Based on your advice, I used the PM5180 example and was successful! The BAUD rate was different than other example but I was able to have the serial monitor recognize two different ISO 15693 cards. I did however have a similar issue to you in that the system locks up after looping the commands a few times and requires a hard reset to start working again. I'll try to insert a delay later this evening to see if that helps - again, I have no idea what I'm doing.
My end goal is to identify and store a 16 digit numeric code tied to the ISO card as well as turn an LED from green to red and back with each swipe. This will be used to check tools in and out of a workstation while retaining identification of the user that performed the check.
Will update based on my results. I'm now suspecting my initial setup using an Arduino nano and the TXS0108E may have been working all along.
I added a 1 second delay after each "no card detected" loop which seemed to keep it from locking up and also made it easier to monitor card detections.
Jim-P, here is a brief sample of the serial monitor readout:
Loop #23
Error in getInventory: No card detected!
IRQ-Status 0x6: [ TX IDLE ]
*** No card detected!
Error in readSingleBlock #0: No card detected!
IRQ-Status 0x6: [ TX IDLE ]
*** No card detected!
Loop #26
Error in getInventory: No card detected!
IRQ-Status 0x6: [ TX IDLE ]
*** No card detected!
Loop #27
Error in getInventory: No card detected!
IRQ-Status 0x6: [ TX IDLE ]
*** No card detected!
I think the readSingleBlock errors occur when the card is removed prior to the PN5180 being able to run through all 28 blocks.
I'm unsure of what the block size or number quantities mean. Really, I'm after detecting a 16 digit numeric code that is assigned to the card but have been unsuccessful. It appears this "UID=E0:4:150B7B18918" is tied directly to the ISO card I'm using but does not match up to the number I need.
Beminetonight, I totally missed your mention of Dirk Carstensen (username tueddy) but found his fork of Trappman's code and tried it with success!
I know you mentioned you wanted to use his programming for ISO 14443 purposes but he also has several iterations of modified coding for the ISO 15693 which all worked for me. None of the iterations locked up on me regardless of how the cards were presented.
In fact, one of his codes allows the PN5180 to read multiple cards at once which I successfully tried by scanning two stacked cards - see screenshot below.
Additionally, my previous mention of the baud rates being different was incorrect. I think it is a glitch in the Arduino editor that does not always display the selected baud rate correctly. All iterations of the code were run at 115200, not 9600 as shown in the screen shot.
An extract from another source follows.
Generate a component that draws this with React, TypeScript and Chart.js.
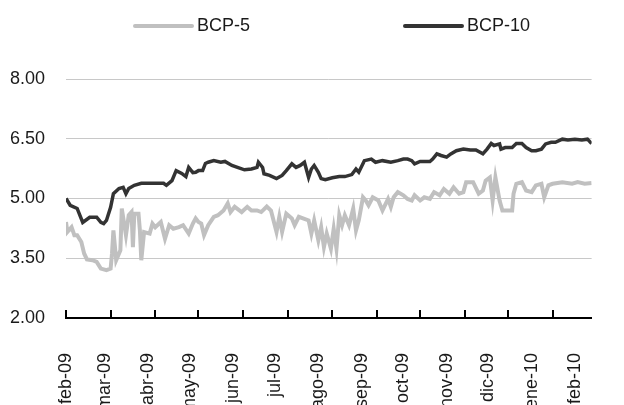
import { useEffect, useRef } from 'react';
import { Chart, registerables } from 'chart.js';

Chart.register(...registerables);

// x unit: days since the first observation (beginning of feb-09)
const MONTH_LABELS = ['feb-09', 'mar-09', 'abr-09', 'may-09', 'jun-09', 'jul-09', 'ago-09', 'sep-09', 'oct-09', 'nov-09', 'dic-09', 'ene-10', 'feb-10'];
const MONTH_DAYS = [0, 28, 59, 89, 120, 150, 181, 212, 242, 273, 303, 334, 365];
const TICK_MARK_DAYS = [0, 32, 64, 95, 127, 159, 191, 223, 254, 286, 317, 349];
const Y_TICKS = [2.0, 3.5, 5.0, 6.5, 8.0];

const SERIES_LABELS = ['BCP-5', 'BCP-10'];

const BCP5_DAYS = [
  0, 1, 4, 6, 8, 11, 13, 15, 19, 22, 25, 29, 32, 33, 34, 36, 37, 39, 40, 43,
  45, 47, 48, 49, 52, 53, 54, 56, 60, 62, 64, 68, 71, 74, 77, 81, 84, 88, 91, 93,
  95, 97, 99, 102, 106, 109, 113, 116, 118, 121, 126, 130, 133, 137, 140, 144, 147, 151, 153, 155,
  158, 162, 164, 167, 170, 174, 176, 178, 181, 183, 185, 187, 190, 192, 194, 196, 198, 200, 203, 206,
  208, 210, 213, 215, 217, 220, 224, 227, 231, 233, 235, 238, 242, 245, 248, 250, 254, 257, 261, 264,
  268, 271, 275, 278, 282, 285, 287, 292, 296, 299, 301, 304, 306, 308, 311, 313, 316, 320, 321, 323,
  327, 330, 334, 337, 341, 343, 346, 349, 356, 363, 367, 372, 377,
];
const BCP5_VALUES = [
  4.41, 4.16, 4.28, 4.08, 4.08, 3.91, 3.62, 3.47, 3.45, 3.41, 3.24, 3.2, 3.24, 3.62, 4.2, 3.45, 3.53, 3.7, 4.75, 4.08,
  4.58, 4.66, 3.78, 4.62, 4.62, 4.2, 3.45, 4.16, 4.12, 4.37, 4.28, 4.41, 3.99, 4.33, 4.24, 4.28, 4.33, 4.12, 4.37, 4.5,
  4.41, 4.37, 4.08, 4.33, 4.54, 4.58, 4.7, 4.88, 4.66, 4.79, 4.66, 4.79, 4.7, 4.7, 4.66, 4.8, 4.7, 4.16, 4.54, 4.16,
  4.62, 4.5, 4.33, 4.54, 4.5, 4.45, 4.12, 4.45, 3.95, 4.28, 3.78, 4.12, 3.74, 4.24, 3.74, 4.58, 4.33, 4.58, 4.33, 4.75,
  4.2, 4.45, 5.03, 4.95, 4.83, 5.03, 4.95, 4.7, 4.99, 4.79, 5.03, 5.16, 5.08, 4.99, 4.95, 5.08, 4.95, 5.03, 4.99, 5.16,
  5.08, 5.24, 5.12, 5.28, 5.12, 5.16, 5.41, 5.41, 5.12, 5.2, 5.45, 5.53, 4.95, 5.53, 4.95, 4.7, 4.7, 4.7, 5.12, 5.37,
  5.41, 5.2, 5.16, 5.33, 5.37, 5.03, 5.33, 5.37, 5.41, 5.37, 5.41, 5.37, 5.39,
];

const BCP10_DAYS = [
  0, 3, 8, 12, 17, 22, 25, 27, 29, 32, 34, 38, 41, 43, 45, 49, 54, 61, 70, 72,
  76, 79, 83, 86, 88, 91, 93, 95, 98, 100, 102, 106, 111, 114, 119, 123, 128, 133, 137, 138,
  141, 142, 146, 151, 155, 158, 162, 165, 168, 171, 174, 176, 178, 181, 183, 186, 191, 196, 200, 205,
  208, 210, 214, 219, 222, 227, 233, 238, 242, 245, 248, 250, 254, 261, 263, 266, 269, 273, 276, 280,
  285, 290, 294, 297, 299, 302, 305, 307, 311, 312, 315, 320, 323, 327, 330, 334, 337, 341, 344, 348,
  351, 356, 360, 365, 370, 374, 377,
];
const BCP10_VALUES = [
  5.0, 4.83, 4.75, 4.4, 4.53, 4.53, 4.4, 4.37, 4.45, 4.78, 5.12, 5.25, 5.28, 5.12, 5.25, 5.33, 5.38, 5.38, 5.38, 5.33,
  5.45, 5.7, 5.63, 5.55, 5.78, 5.65, 5.66, 5.7, 5.7, 5.88, 5.91, 5.95, 5.91, 5.93, 5.83, 5.78, 5.72, 5.74, 5.78, 5.91,
  5.78, 5.62, 5.58, 5.5, 5.58, 5.7, 5.87, 5.78, 5.83, 5.91, 5.53, 5.74, 5.83, 5.66, 5.5, 5.47, 5.52, 5.55, 5.55, 5.6,
  5.74, 5.66, 5.95, 5.99, 5.91, 5.95, 5.91, 5.95, 5.99, 5.99, 5.95, 5.87, 5.93, 5.93, 5.99, 6.12, 6.08, 6.04, 6.12, 6.2,
  6.24, 6.22, 6.22, 6.16, 6.12, 6.24, 6.38, 6.33, 6.37, 6.24, 6.28, 6.28, 6.38, 6.38, 6.28, 6.2, 6.2, 6.24, 6.37, 6.41,
  6.41, 6.49, 6.47, 6.49, 6.47, 6.49, 6.38,
];

const FONT = "'Liberation Sans', Arial, sans-serif";
const FONT_SIZE = 18;
const TEXT_COLOR = '#1a1a1a';
const LEGEND_X = [135, 405];

export default function App() {
  const canvasRef = useRef<HTMLCanvasElement | null>(null);

  useEffect(() => {
    const canvas = canvasRef.current;
    if (!canvas) return;

    const framePlugin = {
      id: 'frame',
      afterDraw(chart: any) {
        const ctx = chart.ctx;
        ctx.save();
        ctx.lineWidth = 3;
        ctx.strokeStyle = '#333';
        ctx.beginPath();
        ctx.moveTo(5.5, 420);
        ctx.lineTo(5.5, 5);
        ctx.lineTo(606, 5);
        ctx.stroke();
        ctx.strokeStyle = '#bbbbbb';
        ctx.beginPath();
        ctx.moveTo(606, 5);
        ctx.lineTo(624, 5);
        ctx.stroke();
        ctx.restore();
      },
    };

    const legendPlugin = {
      id: 'fixedLegend',
      afterDraw(chart: any) {
        const ctx = chart.ctx;
        ctx.save();
        chart.data.datasets.forEach((ds: any, i: number) => {
          const x0 = LEGEND_X[i];
          const y = 26;
          ctx.beginPath();
          ctx.lineCap = 'round';
          ctx.lineWidth = 4;
          ctx.strokeStyle = ds.borderColor;
          ctx.moveTo(x0, y);
          ctx.lineTo(x0 + 57, y);
          ctx.stroke();
          ctx.fillStyle = TEXT_COLOR;
          ctx.font = `${FONT_SIZE}px ${FONT}`;
          ctx.textBaseline = 'middle';
          ctx.textAlign = 'left';
          ctx.fillText(ds.label, x0 + 62, y);
        });
        ctx.restore();
      },
    };

    const innerTicksPlugin = {
      id: 'innerTicks',
      afterDraw(chart: any) {
        const ctx = chart.ctx;
        const xs = chart.scales.x;
        const bottom = chart.chartArea.bottom;
        ctx.save();
        ctx.strokeStyle = '#000';
        ctx.lineWidth = 2;
        TICK_MARK_DAYS.forEach((d) => {
          const px = Math.round(xs.getPixelForValue(d));
          ctx.beginPath();
          ctx.moveTo(px, bottom);
          ctx.lineTo(px, bottom - 8);
          ctx.stroke();
        });
        ctx.restore();
      },
    };

    const chart = new Chart(canvas, {
      type: 'line',
      data: {
        datasets: [
          {
            label: SERIES_LABELS[0],
            data: BCP5_DAYS.map((d, i) => ({ x: d, y: BCP5_VALUES[i] })),
            borderColor: '#c0c0c0',
            borderWidth: 4,
            pointRadius: 0,
            tension: 0,
            fill: false,
          },
          {
            label: SERIES_LABELS[1],
            data: BCP10_DAYS.map((d, i) => ({ x: d, y: BCP10_VALUES[i] })),
            borderColor: '#333333',
            borderWidth: 3.5,
            pointRadius: 0,
            tension: 0,
            fill: false,
          },
        ],
      },
      options: {
        animation: false,
        responsive: false,
        devicePixelRatio: 1,
        layout: { padding: { left: 10, right: 16, top: 79, bottom: 0 } },
        plugins: {
          legend: { display: false },
          tooltip: { enabled: false },
        },
        scales: {
          x: {
            type: 'linear',
            min: 0,
            max: 377,
            grid: { display: false },
            border: { display: true, color: '#000', width: 2 },
            afterBuildTicks: (s: any) => {
              s.ticks = MONTH_DAYS.map((v) => ({ value: v }));
            },
            afterFit: (s: any) => {
              s.height = 87;
            },
            ticks: {
              autoSkip: false,
              minRotation: 90,
              maxRotation: 90,
              padding: 27,
              color: TEXT_COLOR,
              font: { family: FONT, size: FONT_SIZE },
              callback: (_v: any, i: number) => MONTH_LABELS[i],
            },
          },
          y: {
            type: 'linear',
            min: 2,
            max: 8,
            afterBuildTicks: (s: any) => {
              s.ticks = Y_TICKS.map((v) => ({ value: v }));
            },
            afterFit: (s: any) => {
              s.width = 56;
            },
            grid: { color: '#c8c8c8', lineWidth: 1, drawTicks: false },
            border: { display: false },
            ticks: {
              crossAlign: 'far',
              color: TEXT_COLOR,
              font: { family: FONT, size: FONT_SIZE },
              callback: (v: any) => Number(v).toFixed(2),
            },
          },
        },
      },
      plugins: [framePlugin, legendPlugin, innerTicksPlugin],
    } as any);

    return () => chart.destroy();
  }, []);

  return (
    <div style={{ position: 'relative', width: 624, height: 405, margin: '-8px 0 0 -8px', overflow: 'hidden', background: '#fff' }}>
      <canvas ref={canvasRef} width={624} height={405} style={{ position: 'absolute', left: 0, top: 0, display: 'block' }} />
    </div>
  );
}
Now my question is, (and this shows my ignorance on the topic) what format is the data on these cards usually in? I was told UID #0 in the screenshot is a 16 digit numeric code in my company's registry, but is there any other way the data on the card can be interpreted? I see I have 16 alpha-numeric values but is that the entirety of the data the card contains? What exactly do the block quantities and values mean?
Now I have to say thanks to you! I was using an older version of Carstensen's code, but you showed the way to a newer one. I'm still seeing crashes, where the sensor asserts its Busy line and freezes, but maybe I can fix that. I've also managed to speed it up.
At present I'm just looking at UID's and not the data on the tag. There ought to be some way to read or write it, and it's mentioned in Carstensen's code, but I don't know how you'd access it.
This application note from NXP lists some very simple pseudo-code, so simple that I wonder if it can really work! I do intend to try it.
How do you mean?
You have to manually set the baud rate in the IDE monitor, it does not automatically change to suit the baud rate of the controller output.
What I meant was that when I uploaded a new code, the serial monitor still displayed information correctly as it was running at the 115200 baud rate like the previous code. However, the dropdown baud rate selector showed 9600. If either code was in fact ran at the 9600 rate, the serial monitor would display jibberish characters.